On six jurors versus 12
The Martin case had just six jurors. Hammer said that benefits the prosecution. “It’s certainly easier to get six to agree,” he said. “The danger of it … is when you get such a small group, the chance of not getting a diverse jury goes up exponentially. Out of 12, you have a good chance of getting an African-American or two. And again, once that jury was set, I think the die was somewhat cast, and the chance of people not having faith in the verdict went through the roof.”
On whether the case was prosecuted competently
Burris said he thought the prosecution saw that it was a tough case to win, but that public outrage and political pressure had forced their hand. “They kind of went through the motions,” he said. “I didn’t see the aggressive prosecution that I would have expected.”

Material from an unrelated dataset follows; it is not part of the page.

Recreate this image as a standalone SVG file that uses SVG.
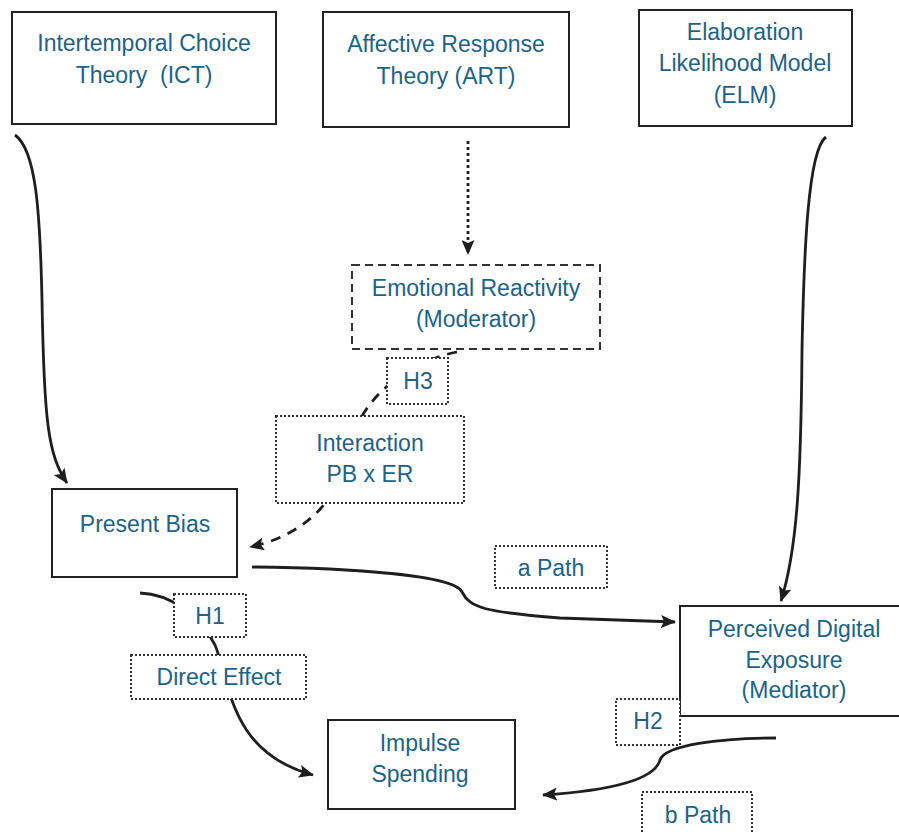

On untrained individuals confronting suspects
Hammer said things might have gone differently if a police officer had been the one who confronted Martin instead of Zimmerman. “I went through 2,000 hours of training,” he said. “I was a police commissioner in San Francisco and supervised, among other commissioners, 2,000 police officers. Police officers have many other means at their disposal just short of deadly force. They also wear a uniform … [A police officer] would have said, ‘son what are you doing here’ and hopefully it would have gone on its way.